Tocca al presidente della Camera Gianfranco Fini comunicare all'Aula che «quanto avvenuto ieri è senza precedenti». Proprio l'inesistenza di un precedente di un ministro che insulta spiega la difficoltà dell'ufficio di presidenza di decidere una sanzione. Per il centrosinistra, il ministro, in ragione dell’incarico di governo, potrebbe partecipare ai lavori dell'aula, ma, in quanto deputato sanzionato, gli dovrebbe essere impedito dell’esercizio del voto. La maggioranza, invece, vorrebbe solo una censura. La Russa, dal canto suo, si dice «dispiaciuto» ma ribadisce di non aver offeso Fini e comunque di essere stato ieri, quando è uscito a piazza Montecitorio, «vittima di un'incredibile aggressione organizzata». Ma, al di là delle sanzioni, la condanna politica per il coordinatore del Pdl va oltre i rilievi del centrosinistra. Bossi non gli risparmia ironia: «Doveva stare zitto, così si fa il gioco delle opposizioni. E poi se aveva paura, non doveva andare in piazza... ». Una stoccata che si unisce ai mal di pancia dentro il Pdl. Oggi l'ex ministro Claudio Scajola, che comunque ha bloccato la raccolta di firme promossa dai suoi per chiedere le dimissioni da coordinatore e da ministro di Ignazio La Russa, torna alla carica sostenendo: «Ieri alla Camera abbiamo visto uno spettacolo non degno». E se lo dice persino uno che con la storia della casa romana di spettacoli indegni sicuramente se ne intende…….

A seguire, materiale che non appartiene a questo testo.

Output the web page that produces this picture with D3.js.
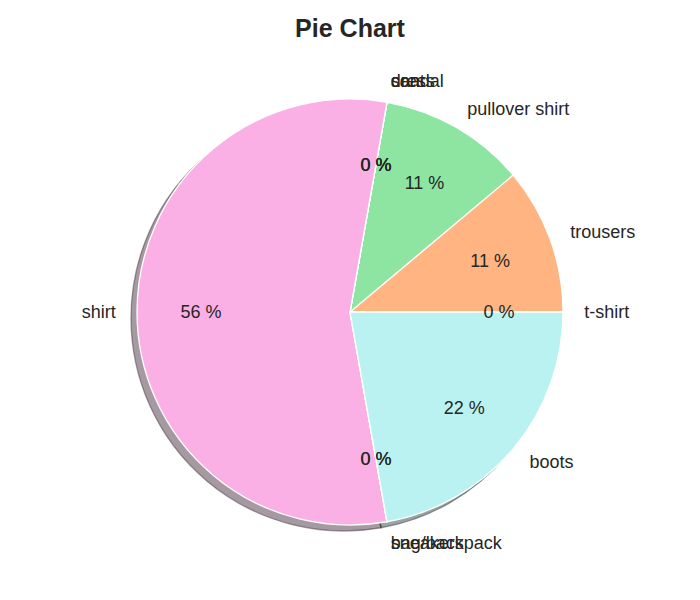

Ma qui la questione non è certo solo quella di reprimere comportamenti impropri e ricondurre nell’alveo della dignità e del decoro istituzionale l’esercizio della politica. Il problema è quello di rifondare la politica, affrancandola definitivamente da un conflitto d’interessi senza precedenti impersonato da Silvio Berlusconi: non si può approfittare di terremoti, discutibili alienazioni d’immobili da parte di avversari politici, invasioni di clandestini e profughi di guerre ai confini per sviare l’attenzione del Paese con illusioni di ricostruzioni rapide, case da gioco e campi da golf nel deserto, per tentare colpi di mano sotto forma di processi brevi, prescrizioni accelerate e altre indecenze simili. I trucchetti da magliaro con i quali s’intenderebbe trasformare una sgualdrina minorenne nella nipote di un capo di stato estero con tanto di decisione del parlamento, per evitare un processo per sfruttamento della prostituzione minorile, servono a far diventare l’Italia lo zimbello del mondo, ...... più di quanto non lo sia già.